Set problem = Transcribe each line of the material as it is, and drop any picture.

### Data provided

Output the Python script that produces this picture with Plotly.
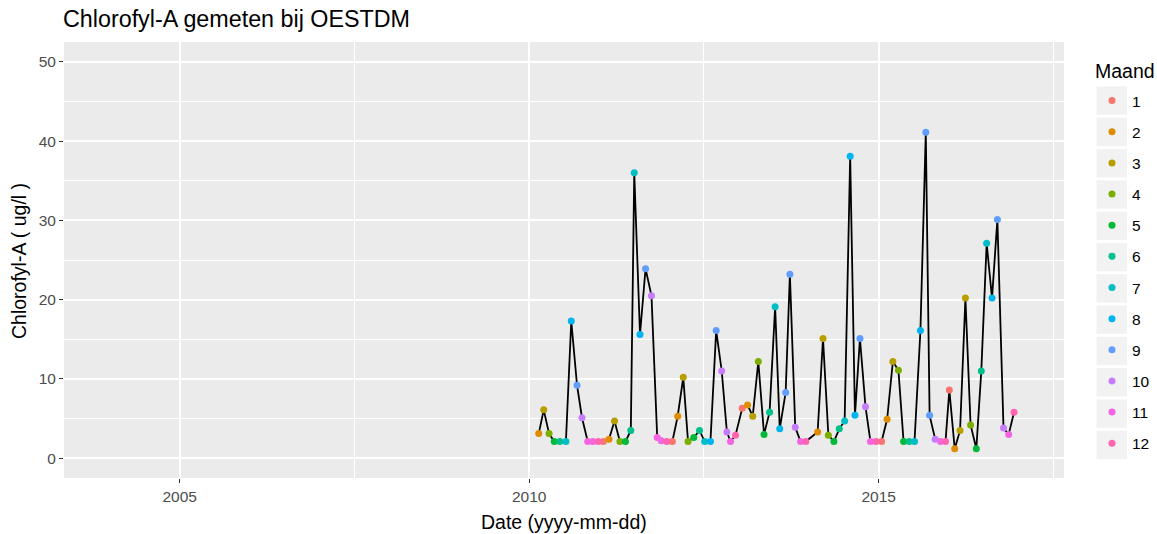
import plotly.graph_objects as go

# ---- data ----
dates = [
    "2010-02-20", "2010-03-18", "2010-04-15", "2010-05-12", "2010-06-10", "2010-07-12",
    "2010-08-09", "2010-09-08", "2010-10-04", "2010-11-03", "2010-11-29", "2010-12-27",
    "2011-01-24", "2011-02-22", "2011-03-23", "2011-04-20", "2011-05-19", "2011-06-16",
    "2011-07-04", "2011-08-03", "2011-09-01", "2011-10-02", "2011-11-01", "2011-11-22",
    "2011-12-21", "2012-01-19", "2012-02-16", "2012-03-16", "2012-04-10", "2012-05-10",
    "2012-06-09", "2012-07-06", "2012-08-05", "2012-09-04", "2012-10-03", "2012-10-30",
    "2012-11-18", "2012-12-14", "2013-01-18", "2013-02-15", "2013-03-14", "2013-04-12",
    "2013-05-12", "2013-06-10", "2013-07-09", "2013-08-02", "2013-09-02", "2013-09-24",
    "2013-10-22", "2013-11-19", "2013-12-16", "2014-02-16", "2014-03-16", "2014-04-13",
    "2014-05-12", "2014-06-09", "2014-07-07", "2014-08-05", "2014-08-30", "2014-09-25",
    "2014-10-24", "2014-11-19", "2014-12-18", "2015-01-16", "2015-02-14", "2015-03-16",
    "2015-04-14", "2015-05-11", "2015-06-09", "2015-07-07", "2015-08-07", "2015-09-04",
    "2015-09-24", "2015-10-23", "2015-11-20", "2015-12-16", "2016-01-05", "2016-02-02",
    "2016-03-01", "2016-03-29", "2016-04-25", "2016-05-25", "2016-06-20", "2016-07-18",
    "2016-08-15", "2016-09-12", "2016-10-14", "2016-11-10", "2016-12-08",
]
chlorofyl = [
    3.1, 6.1, 3.1, 2.1, 2.1, 2.1,
    17.3, 9.2, 5.1, 2.1, 2.1, 2.1,
    2.1, 2.4, 4.7, 2.1, 2.1, 3.5,
    36.0, 15.6, 23.9, 20.5, 2.6, 2.2,
    2.1, 2.1, 5.3, 10.2, 2.1, 2.6,
    3.5, 2.1, 2.1, 16.1, 11.0, 3.3,
    2.1, 2.9, 6.3, 6.7, 5.3, 12.2,
    3.0, 5.8, 19.1, 3.7, 8.3, 23.2,
    3.9, 2.1, 2.1, 3.3, 15.1, 2.9,
    2.1, 3.7, 4.7, 38.1, 5.4, 15.1,
    6.5, 2.1, 2.1, 2.1, 4.9, 12.2,
    11.1, 2.1, 2.1, 2.1, 16.1, 41.1,
    5.4, 2.4, 2.1, 2.1, 8.6, 1.2,
    3.5, 20.2, 4.2, 1.2, 11.0, 27.1,
    20.2, 30.1, 3.8, 3.0, 5.8,
]
maand = [int(d[5:7]) for d in dates]
month_labels = [str(m) for m in range(1, 13)]
month_colors = ["#F8766D", "#DE8C00", "#B79F00", "#7CAE00", "#00BA38", "#00C08B",
                "#00BFC4", "#00B4F0", "#619CFF", "#C77CFF", "#F564E3", "#FF64B0"]
x_tick_vals = ["2005-01-01", "2010-01-01", "2015-01-01"]
x_tick_text = ["2005", "2010", "2015"]
y_tick_vals = [0, 10, 20, 30, 40, 50]

FONT = "Liberation Sans, Arial, sans-serif"
W, H = 1157, 534
L, R, T, B = 64, 93, 42, 56
PH = H - T - B
PW = W - L - R


def px_x(p):
    return (p - L) / PW


def px_y(p):
    return (H - B - p) / PH


fig = go.Figure()
fig.add_trace(go.Scatter(x=dates, y=chlorofyl, mode="lines",
                         line=dict(color="black", width=1.8),
                         showlegend=False, hoverinfo="skip"))
for i, lab in enumerate(month_labels):
    m = i + 1
    xs = [d for d, mm in zip(dates, maand) if mm == m]
    ys = [v for v, mm in zip(chlorofyl, maand) if mm == m]
    fig.add_trace(go.Scatter(x=xs, y=ys, mode="markers", name=lab, legendgroup=lab,
                             marker=dict(color=month_colors[i], size=7)))

# legend key backgrounds (ggplot style grey boxes)
shapes = []
for i in range(12):
    cy = 100.6 + 31.3 * i
    shapes.append(dict(type="rect", xref="paper", yref="paper",
                       x0=px_x(1096.5), x1=px_x(1127),
                       y0=px_y(cy + 14.2), y1=px_y(cy - 14.2),
                       fillcolor="#F2F2F2", line=dict(width=0), layer="below"))

annotations = [
    dict(text="Maand", xref="paper", yref="paper", x=px_x(1093), y=px_y(71),
         xanchor="left", yanchor="middle", showarrow=False,
         font=dict(size=19.5, color="black", family=FONT)),
    dict(text="Date (yyyy-mm-dd)", xref="paper", yref="paper", x=px_x(564), y=px_y(521.5),
         xanchor="center", yanchor="middle", showarrow=False,
         font=dict(size=19.5, color="black", family=FONT)),
    dict(text="Chlorofyl-A ( ug/l )", xref="paper", yref="paper", x=px_x(19), y=px_y(261),
         xanchor="center", yanchor="middle", showarrow=False, textangle=-90,
         font=dict(size=19.5, color="black", family=FONT)),
]

fig.update_layout(
    width=W, height=H,
    margin=dict(l=L, r=R, t=T, b=B, pad=0, autoexpand=False),
    paper_bgcolor="white", plot_bgcolor="#EBEBEB",
    font=dict(family=FONT, color="black"),
    title=dict(text="Chlorofyl-A gemeten bij OESTDM", x=(L - 1) / W, xanchor="left",
               y=1 - 19 / H, yanchor="middle", font=dict(size=23.3, color="black")),
    showlegend=True,
    legend=dict(font=dict(size=15.5, color="black"),
                xref="container", yref="container",
                x=1092 / W, xanchor="left", y=1 - 84 / H, yanchor="top",
                maxheight=1, tracegroupgap=8, bgcolor="rgba(0,0,0,0)",
                itemsizing="trace"),
    shapes=shapes,
    annotations=annotations,
    xaxis=dict(type="date", range=["2003-05-08", "2017-08-26"],
               tickvals=x_tick_vals, ticktext=x_tick_text,
               showgrid=True, gridcolor="white", gridwidth=2,
               minor=dict(tickvals=["2007-07-02", "2012-07-02", "2017-07-02"],
                          showgrid=True, gridcolor="white", gridwidth=1, ticks=""),
               ticks="outside", ticklen=4, tickcolor="#333333", tickwidth=1,
               tickfont=dict(size=15.5, color="#4D4D4D"),
               zeroline=False, showline=False, automargin=False),
    yaxis=dict(range=[-2.5, 52.5], tickvals=y_tick_vals,
               showgrid=True, gridcolor="white", gridwidth=2,
               minor=dict(tickvals=[5, 15, 25, 35, 45], showgrid=True,
                          gridcolor="white", gridwidth=1, ticks=""),
               ticks="outside", ticklen=4, tickcolor="#333333", tickwidth=1,
               tickfont=dict(size=15.5, color="#4D4D4D"),
               zeroline=False, showline=False, automargin=False),
)

fig.write_html("out.html")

######

Answer to this exercise =
Output the Python script that produces this picture with Plotly.
import plotly.graph_objects as go

# ---- data ----
dates = [
    "2010-02-20", "2010-03-18", "2010-04-15", "2010-05-12", "2010-06-10", "2010-07-12",
    "2010-08-09", "2010-09-08", "2010-10-04", "2010-11-03", "2010-11-29", "2010-12-27",
    "2011-01-24", "2011-02-22", "2011-03-23", "2011-04-20", "2011-05-19", "2011-06-16",
    "2011-07-04", "2011-08-03", "2011-09-01", "2011-10-02", "2011-11-01", "2011-11-22",
    "2011-12-21", "2012-01-19", "2012-02-16", "2012-03-16", "2012-04-10", "2012-05-10",
    "2012-06-09", "2012-07-06", "2012-08-05", "2012-09-04", "2012-10-03", "2012-10-30",
    "2012-11-18", "2012-12-14", "2013-01-18", "2013-02-15", "2013-03-14", "2013-04-12",
    "2013-05-12", "2013-06-10", "2013-07-09", "2013-08-02", "2013-09-02", "2013-09-24",
    "2013-10-22", "2013-11-19", "2013-12-16", "2014-02-16", "2014-03-16", "2014-04-13",
    "2014-05-12", "2014-06-09", "2014-07-07", "2014-08-05", "2014-08-30", "2014-09-25",
    "2014-10-24", "2014-11-19", "2014-12-18", "2015-01-16", "2015-02-14", "2015-03-16",
    "2015-04-14", "2015-05-11", "2015-06-09", "2015-07-07", "2015-08-07", "2015-09-04",
    "2015-09-24", "2015-10-23", "2015-11-20", "2015-12-16", "2016-01-05", "2016-02-02",
    "2016-03-01", "2016-03-29", "2016-04-25", "2016-05-25", "2016-06-20", "2016-07-18",
    "2016-08-15", "2016-09-12", "2016-10-14", "2016-11-10", "2016-12-08",
]
chlorofyl = [
    3.1, 6.1, 3.1, 2.1, 2.1, 2.1,
    17.3, 9.2, 5.1, 2.1, 2.1, 2.1,
    2.1, 2.4, 4.7, 2.1, 2.1, 3.5,
    36.0, 15.6, 23.9, 20.5, 2.6, 2.2,
    2.1, 2.1, 5.3, 10.2, 2.1, 2.6,
    3.5, 2.1, 2.1, 16.1, 11.0, 3.3,
    2.1, 2.9, 6.3, 6.7, 5.3, 12.2,
    3.0, 5.8, 19.1, 3.7, 8.3, 23.2,
    3.9, 2.1, 2.1, 3.3, 15.1, 2.9,
    2.1, 3.7, 4.7, 38.1, 5.4, 15.1,
    6.5, 2.1, 2.1, 2.1, 4.9, 12.2,
    11.1, 2.1, 2.1, 2.1, 16.1, 41.1,
    5.4, 2.4, 2.1, 2.1, 8.6, 1.2,
    3.5, 20.2, 4.2, 1.2, 11.0, 27.1,
    20.2, 30.1, 3.8, 3.0, 5.8,
]
maand = [int(d[5:7]) for d in dates]
month_labels = [str(m) for m in range(1, 13)]
month_colors = ["#F8766D", "#DE8C00", "#B79F00", "#7CAE00", "#00BA38", "#00C08B",
                "#00BFC4", "#00B4F0", "#619CFF", "#C77CFF", "#F564E3", "#FF64B0"]
x_tick_vals = ["2005-01-01", "2010-01-01", "2015-01-01"]
x_tick_text = ["2005", "2010", "2015"]
y_tick_vals = [0, 10, 20, 30, 40, 50]

FONT = "Liberation Sans, Arial, sans-serif"
W, H = 1157, 534
L, R, T, B = 64, 93, 42, 56
PH = H - T - B
PW = W - L - R


def px_x(p):
    return (p - L) / PW


def px_y(p):
    return (H - B - p) / PH


fig = go.Figure()
fig.add_trace(go.Scatter(x=dates, y=chlorofyl, mode="lines",
                         line=dict(color="black", width=1.8),
                         showlegend=False, hoverinfo="skip"))
for i, lab in enumerate(month_labels):
    m = i + 1
    xs = [d for d, mm in zip(dates, maand) if mm == m]
    ys = [v for v, mm in zip(chlorofyl, maand) if mm == m]
    fig.add_trace(go.Scatter(x=xs, y=ys, mode="markers", name=lab, legendgroup=lab,
                             marker=dict(color=month_colors[i], size=7)))

# legend key backgrounds (ggplot style grey boxes)
shapes = []
for i in range(12):
    cy = 100.6 + 31.3 * i
    shapes.append(dict(type="rect", xref="paper", yref="paper",
                       x0=px_x(1096.5), x1=px_x(1127),
                       y0=px_y(cy + 14.2), y1=px_y(cy - 14.2),
                       fillcolor="#F2F2F2", line=dict(width=0), layer="below"))

annotations = [
    dict(text="Maand", xref="paper", yref="paper", x=px_x(1093), y=px_y(71),
         xanchor="left", yanchor="middle", showarrow=False,
         font=dict(size=19.5, color="black", family=FONT)),
    dict(text="Date (yyyy-mm-dd)", xref="paper", yref="paper", x=px_x(564), y=px_y(521.5),
         xanchor="center", yanchor="middle", showarrow=False,
         font=dict(size=19.5, color="black", family=FONT)),
    dict(text="Chlorofyl-A ( ug/l )", xref="paper", yref="paper", x=px_x(19), y=px_y(261),
         xanchor="center", yanchor="middle", showarrow=False, textangle=-90,
         font=dict(size=19.5, color="black", family=FONT)),
]

fig.update_layout(
    width=W, height=H,
    margin=dict(l=L, r=R, t=T, b=B, pad=0, autoexpand=False),
    paper_bgcolor="white", plot_bgcolor="#EBEBEB",
    font=dict(family=FONT, color="black"),
    title=dict(text="Chlorofyl-A gemeten bij OESTDM", x=(L - 1) / W, xanchor="left",
               y=1 - 19 / H, yanchor="middle", font=dict(size=23.3, color="black")),
    showlegend=True,
    legend=dict(font=dict(size=15.5, color="black"),
                xref="container", yref="container",
                x=1092 / W, xanchor="left", y=1 - 84 / H, yanchor="top",
                maxheight=1, tracegroupgap=8, bgcolor="rgba(0,0,0,0)",
                itemsizing="trace"),
    shapes=shapes,
    annotations=annotations,
    xaxis=dict(type="date", range=["2003-05-08", "2017-08-26"],
               tickvals=x_tick_vals, ticktext=x_tick_text,
               showgrid=True, gridcolor="white", gridwidth=2,
               minor=dict(tickvals=["2007-07-02", "2012-07-02", "2017-07-02"],
                          showgrid=True, gridcolor="white", gridwidth=1, ticks=""),
               ticks="outside", ticklen=4, tickcolor="#333333", tickwidth=1,
               tickfont=dict(size=15.5, color="#4D4D4D"),
               zeroline=False, showline=False, automargin=False),
    yaxis=dict(range=[-2.5, 52.5], tickvals=y_tick_vals,
               showgrid=True, gridcolor="white", gridwidth=2,
               minor=dict(tickvals=[5, 15, 25, 35, 45], showgrid=True,
                          gridcolor="white", gridwidth=1, ticks=""),
               ticks="outside", ticklen=4, tickcolor="#333333", tickwidth=1,
               tickfont=dict(size=15.5, color="#4D4D4D"),
               zeroline=False, showline=False, automargin=False),
)

fig.write_html("out.html")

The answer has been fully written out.